Si/Si_1-xGe_x multiquantum wells: A route to infrared detectors

Quantum-well detectors use intersubband transitions for the detection of long-wavelength infrared radiation. Such quantum-well structures provide the electronic and optical properties for a new generation of infrared quantum detectors. It is shown that apart from GaAs/GaAIAs multiquantum-well structures, which were studied extensively recently with respect to their potential application for infrared detection. Si/SiGe structures are suitable for this purpose as well.

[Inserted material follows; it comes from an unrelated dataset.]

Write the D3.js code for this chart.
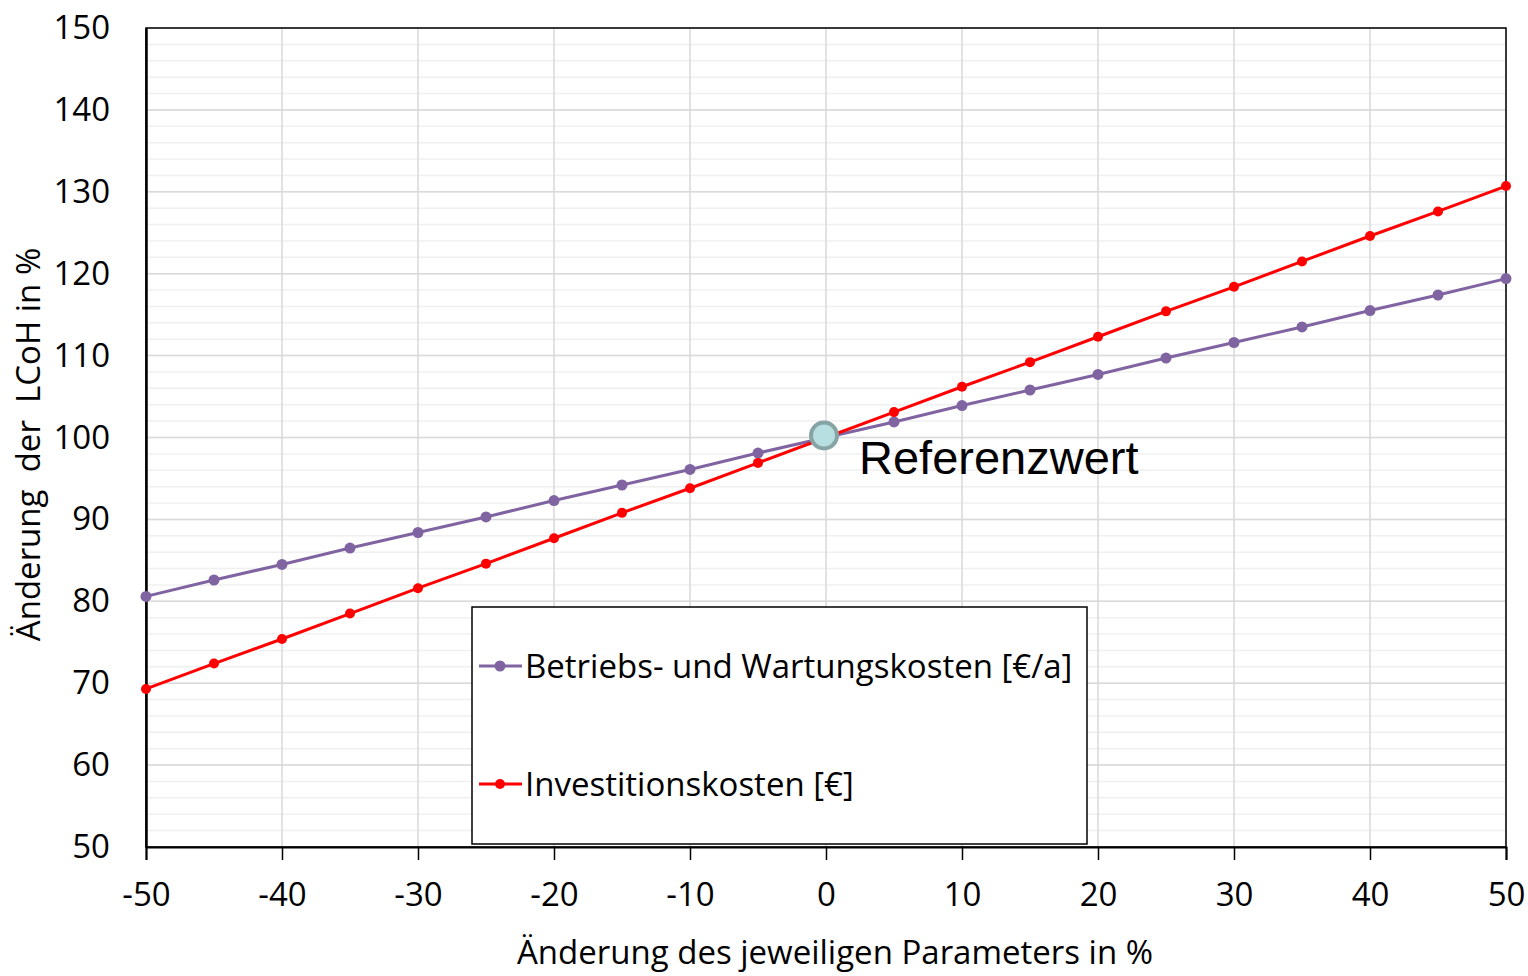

We have performed a systematic experimental study of intersubband transitions in modulation-doped p-type molecular beam epitaxy grown Si/SiGe quantum wells for well widths between 26 Å and 65 Å and Ge contents in the range from 19% to 50%. Intersubband absorption occurs between 480 cm^-1 and 1830 cm^-1 for such structures. The widths of the absorption lines are only 20 meV as long as the excited states are confined within the SiGe wells. When the excited states lie already in the continuum, a broadband photoresponse can be achieved. For this purpose Si/SiGe structures with sufficiently narrow SiGe wells (about 30 Å) doped to a level of p = 4 × 10¹⁸ cm³ were used. Such structures can be directly grown on Si (001) substrates and are highly compatible with modern Si device fabrication technology which offers a tremendous advantage for the realisation of large scale two-dimensional infrared detector arrays.